また、日本では飲食店に対する期待値が高い。味やサービス、食品衛生のレベルは高いにもかかわらず、飲食業界に携わる料理人やサービススタッフの地位も社会的に高いといえない。

こういった飲食店と消費者の“ズレ”を前提にしたうえで、髙橋氏は続ける。

「お客様は神様という言葉がありますが、よい神様もいらっしゃれば、あまりよくない神様もいらっしゃいます。したがって、こういった迷惑行為を防ぐには、カメラを設置するしかないのではないでしょうか。大手企業のチェーン店ではなく、個店であったとしても、カメラによる客観的な目が必要だと思います。スタッフを疑っているような感じになるので、私も店舗にカメラを設置したくありませんでした。しかし、防犯を考えるのであれば、こういった対応をするしかありません」

これまで飲食店は客から一方的に評価されてきたが、これからは、飲食店も客を評価する時代にきているのかもしれない。

外食マインドにも水を差す可能性も

食の安心と安全が脅かされれば、コロナ禍の2020年でさえ約18兆円の市場規模(日本フードサービス協会の統計)を誇った外食産業の価値が毀損される。せっかく訪日外国人の約70%が「日本食を食べること」を期待している(2019年、観光庁「訪日外国人消費動向調査」)のに、迷惑行為は外食マインドにも水を差しかねない。

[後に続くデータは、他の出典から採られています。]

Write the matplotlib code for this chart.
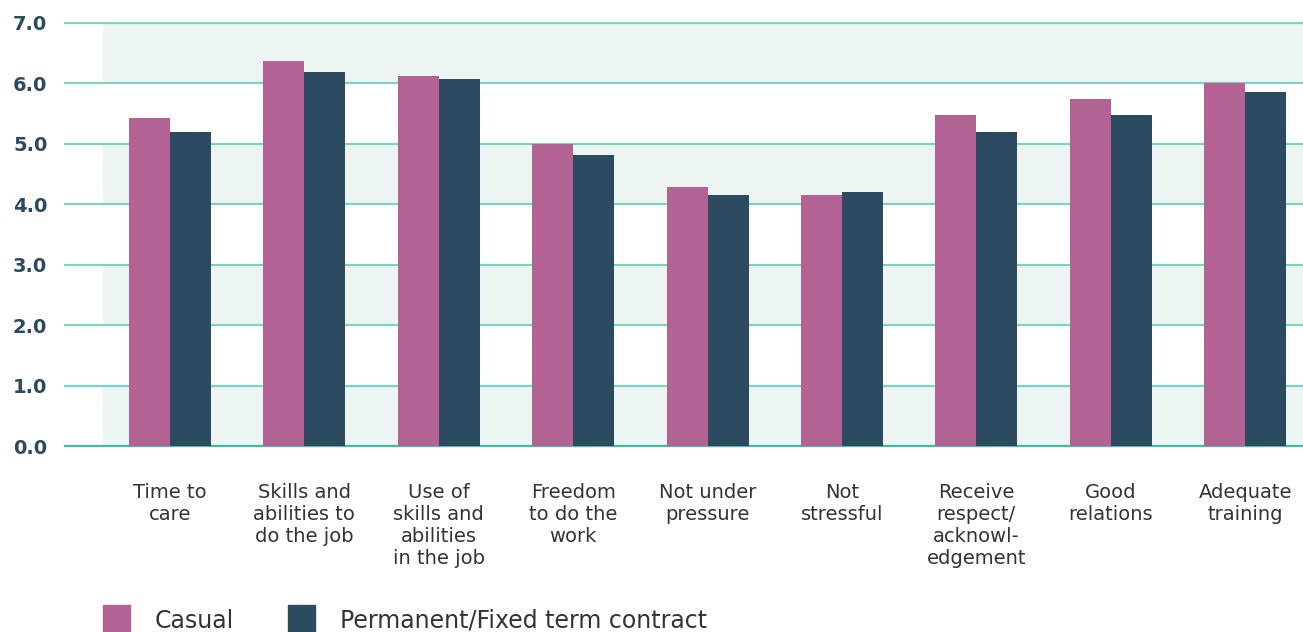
import numpy as np
import matplotlib
matplotlib.use('Agg')
from matplotlib import pyplot as plt
from matplotlib import transforms

categories = ['Time to\ncare', 'Skills and\nabilities to\ndo the job', 'Use of\nskills and\nabilities\nin the job',
              'Freedom\nto do the\nwork', 'Not under\npressure', 'Not\nstressful', 'Receive\nrespect/\nacknowl-\nedgement',
              'Good\nrelations', 'Adequate\ntraining']
casual = [5.43, 6.37, 6.12, 5.00, 4.29, 4.15, 5.48, 5.74, 6.00]
permanent = [5.20, 6.19, 6.07, 4.82, 4.15, 4.20, 5.20, 5.48, 5.86]
series_labels = ['Casual', 'Permanent/Fixed term contract']
yticks = [0, 1, 2, 3, 4, 5, 6, 7]

colors = ['#b26393', '#2d4b60']
grid_color = '#7dd3c0'
band_color = '#ecf5f2'
text_color = '#2d4a5e'

plt.rcParams['font.family'] = ['DejaVu Sans']

fig = plt.figure(figsize=(13.03, 6.32), dpi=100)
ax = fig.add_axes([65 / 1303, 186 / 632, 1 - 65 / 1303, 423 / 632])

N = len(categories)
ind = np.arange(N)
width = 0.305

# shaded bands every other unit, starting at the top
for lo in range(0, 7, 2):
    ax.fill_between([-0.5, N + 1], lo, lo + 1, color=band_color, lw=0, zorder=0)

for y in yticks:
    ax.axhline(y, color='#3dbfa5' if y == 0 else grid_color, lw=1.6, zorder=1, clip_on=False)

ax.bar(ind - width / 2, casual, width, color=colors[0], zorder=2)
ax.bar(ind + width / 2, permanent, width, color=colors[1], zorder=2)

ax.set_xlim(-0.78, 8.43)
ax.set_ylim(0, 7)
for s in ax.spines.values():
    s.set_visible(False)
ax.set_xticks([])
ax.set_yticks([])

trans = transforms.blended_transform_factory(fig.transFigure, ax.transData)
for y in yticks:
    ax.text(13 / 1303, y, '%.1f' % y, transform=trans, ha='left', va='center_baseline',
            fontsize=14, fontweight='bold', color=text_color)

for i, lab in enumerate(categories):
    ax.text(i, -0.62, lab, ha='center', va='top', fontsize=14, color='#333333',
            linespacing=1.18, clip_on=False)

# legend drawn by hand at the bottom
for x0, lab, c in [(103, series_labels[0], colors[0]), (288, series_labels[1], colors[1])]:
    fig.patches.append(plt.Rectangle((x0 / 1303, 0), 27 / 1303, 27 / 632, color=c,
                                     transform=fig.transFigure))
    fig.text((x0 + 52) / 1303, 11 / 632, lab, ha='left', va='center', fontsize=17, color='#333333')

fig.savefig('out.png', dpi=100)
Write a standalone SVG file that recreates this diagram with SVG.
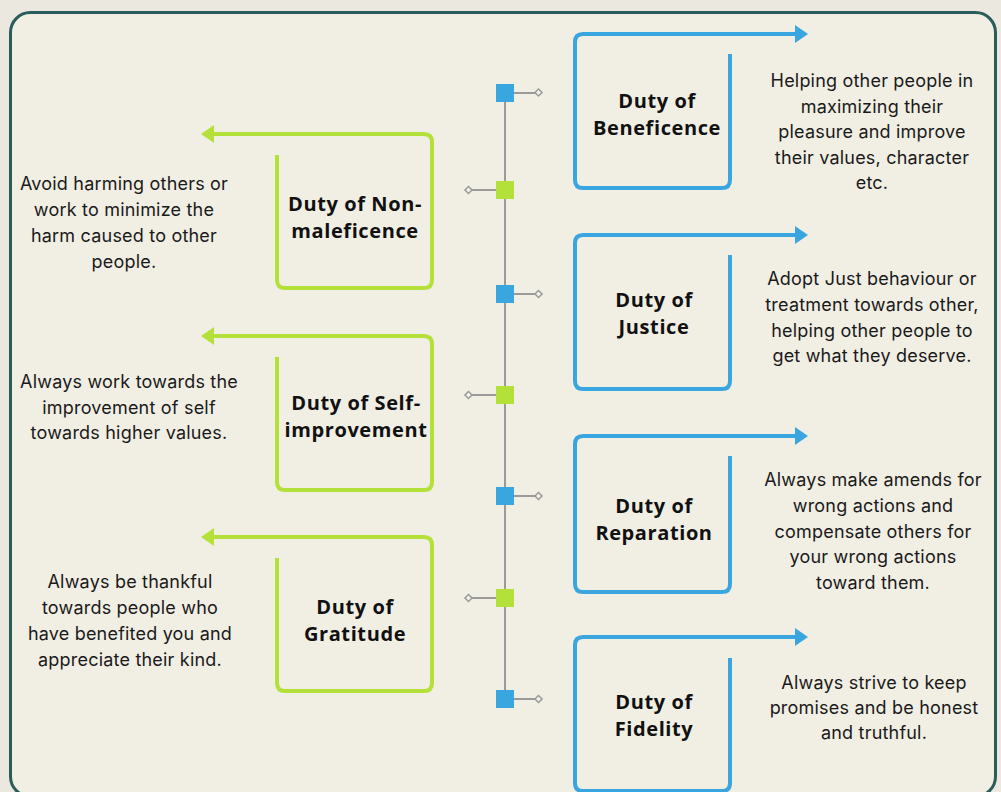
<svg xmlns="http://www.w3.org/2000/svg" width="1001" height="792" viewBox="0 0 1001 792">
<style>
.title{font-family:"Open Sans","Liberation Sans",sans-serif;font-weight:700;font-size:20px;letter-spacing:0.6px;fill:#111;text-anchor:middle}
.desc{font-family:Inter,"Liberation Sans",sans-serif;font-size:18px;letter-spacing:0.2px;fill:#1a1a1a;text-anchor:middle}
.blue{fill:none;stroke:#3aa6e0;stroke-width:4;stroke-linejoin:round}
.green{fill:none;stroke:#b4e03a;stroke-width:4;stroke-linejoin:round}
.bh{fill:#3aa6e0}
.gh{fill:#b4e03a}
.tl{stroke:#9a9a9a;stroke-width:2;fill:none}
.dot{fill:#f4f2ea;stroke:#9a9a9a;stroke-width:1.5}
</style>
<rect x="0" y="0" width="1001" height="792" fill="#ebe8e0"/>
<rect x="10.5" y="12.5" width="985" height="784" rx="20" fill="#f1eee4" stroke="#2b5c5c" stroke-width="3"/>
<g id="connectors">
<line class="tl" x1="505" y1="93" x2="505" y2="699"/>
<line class="tl" x1="514" y1="93" x2="536" y2="93"/><rect class="dot" x="536" y="90" width="5" height="5" transform="rotate(45 538.5 92.5)"/>
<line class="tl" x1="496" y1="190" x2="471" y2="190"/><rect class="dot" x="466" y="187.5" width="5" height="5" transform="rotate(45 468.5 190)"/>
<line class="tl" x1="514" y1="294" x2="536" y2="294"/><rect class="dot" x="536" y="291.5" width="5" height="5" transform="rotate(45 538.5 294)"/>
<line class="tl" x1="496" y1="395" x2="471" y2="395"/><rect class="dot" x="466" y="392.5" width="5" height="5" transform="rotate(45 468.5 395)"/>
<line class="tl" x1="514" y1="496" x2="536" y2="496"/><rect class="dot" x="536" y="493.5" width="5" height="5" transform="rotate(45 538.5 496)"/>
<line class="tl" x1="496" y1="598" x2="471" y2="598"/><rect class="dot" x="466" y="595.5" width="5" height="5" transform="rotate(45 468.5 598)"/>
<line class="tl" x1="514" y1="699" x2="536" y2="699"/><rect class="dot" x="536" y="696.5" width="5" height="5" transform="rotate(45 538.5 699)"/>
<rect class="bh" x="496" y="84" width="18" height="18"/>
<rect class="gh" x="496" y="181" width="18" height="18"/>
<rect class="bh" x="496" y="285" width="18" height="18"/>
<rect class="gh" x="496" y="386" width="18" height="18"/>
<rect class="bh" x="496" y="487" width="18" height="18"/>
<rect class="gh" x="496" y="589" width="18" height="18"/>
<rect class="bh" x="496" y="690" width="18" height="18"/>
</g>
<g id="beneficence">
<path class="blue" d="M730,54 V180 Q730,188 722,188 H583 Q575,188 575,180 V42 Q575,34 583,34 H797"/>
<polygon class="bh" points="795,25 808,34 795,43"/>
<text class="title" x="657" y="108">Duty of</text>
<text class="title" x="657" y="135">Beneficence</text>
<text class="desc" x="872" y="87">Helping other people in</text>
<text class="desc" x="872" y="113">maximizing their</text>
<text class="desc" x="872" y="138">pleasure and improve</text>
<text class="desc" x="872" y="164">their values, character</text>
<text class="desc" x="872" y="189">etc.</text>
</g>
<g id="nonmaleficence">
<path class="green" d="M277,155 V280 Q277,288 285,288 H424 Q432,288 432,280 V142 Q432,134 424,134 H212"/>
<polygon class="gh" points="214,125 201,134 214,143"/>
<text class="title" x="355" y="211">Duty of Non-</text>
<text class="title" x="355" y="238">maleficence</text>
<text class="desc" x="124" y="190">Avoid harming others or</text>
<text class="desc" x="124" y="216">work to minimize the</text>
<text class="desc" x="124" y="242">harm caused to other</text>
<text class="desc" x="124" y="268">people.</text>
</g>
<g id="justice">
<path class="blue" d="M730,255 V381 Q730,389 722,389 H583 Q575,389 575,381 V243 Q575,235 583,235 H797"/>
<polygon class="bh" points="795,226 808,235 795,244"/>
<text class="title" x="654" y="307">Duty of</text>
<text class="title" x="654" y="334">Justice</text>
<text class="desc" x="872" y="285">Adopt Just behaviour or</text>
<text class="desc" x="872" y="311">treatment towards other,</text>
<text class="desc" x="872" y="337">helping other people to</text>
<text class="desc" x="872" y="362">get what they deserve.</text>
</g>
<g id="selfimprovement">
<path class="green" d="M277,357 V482 Q277,490 285,490 H424 Q432,490 432,482 V344 Q432,336 424,336 H212"/>
<polygon class="gh" points="214,327 201,336 214,345"/>
<text class="title" x="356" y="410">Duty of Self-</text>
<text class="title" x="356" y="437">improvement</text>
<text class="desc" x="129" y="388">Always work towards the</text>
<text class="desc" x="129" y="414">improvement of self</text>
<text class="desc" x="129" y="439">towards higher values.</text>
</g>
<g id="reparation">
<path class="blue" d="M730,456 V584 Q730,592 722,592 H583 Q575,592 575,584 V444 Q575,436 583,436 H797"/>
<polygon class="bh" points="795,427 808,436 795,445"/>
<text class="title" x="654" y="513">Duty of</text>
<text class="title" x="654" y="540">Reparation</text>
<text class="desc" x="873" y="486">Always make amends for</text>
<text class="desc" x="873" y="512">wrong actions and</text>
<text class="desc" x="873" y="538">compensate others for</text>
<text class="desc" x="873" y="563">your wrong actions</text>
<text class="desc" x="873" y="589">toward them.</text>
</g>
<g id="gratitude">
<path class="green" d="M277,558 V683 Q277,691 285,691 H424 Q432,691 432,683 V545 Q432,537 424,537 H212"/>
<polygon class="gh" points="214,528 201,537 214,546"/>
<text class="title" x="355" y="614">Duty of</text>
<text class="title" x="355" y="641">Gratitude</text>
<text class="desc" x="130" y="588">Always be thankful</text>
<text class="desc" x="130" y="614">towards people who</text>
<text class="desc" x="130" y="640">have benefited you and</text>
<text class="desc" x="130" y="666">appreciate their kind.</text>
</g>
<g id="fidelity">
<path class="blue" d="M730,658 V783 Q730,791 722,791 H583 Q575,791 575,783 V645 Q575,637 583,637 H797"/>
<polygon class="bh" points="795,628 808,637 795,646"/>
<text class="title" x="654" y="709">Duty of</text>
<text class="title" x="654" y="736">Fidelity</text>
<text class="desc" x="874" y="689">Always strive to keep</text>
<text class="desc" x="874" y="714">promises and be honest</text>
<text class="desc" x="874" y="739">and truthful.</text>
</g>
</svg>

「迷惑行為は、飲食店にとって非常に大きな問題です。毅然とした態度で臨むべきだと思いますので、(スシローが)被害届を出したのはよかったと思います」(髙橋氏)

飲食店が直近で対峙している課題は、ほかにもたくさんあるという。

食材費や光熱費の高騰、人材不足、外国人労働者の処遇、食料自給率、国や自治体との関係性など、数多くの難しい問題を抱えている。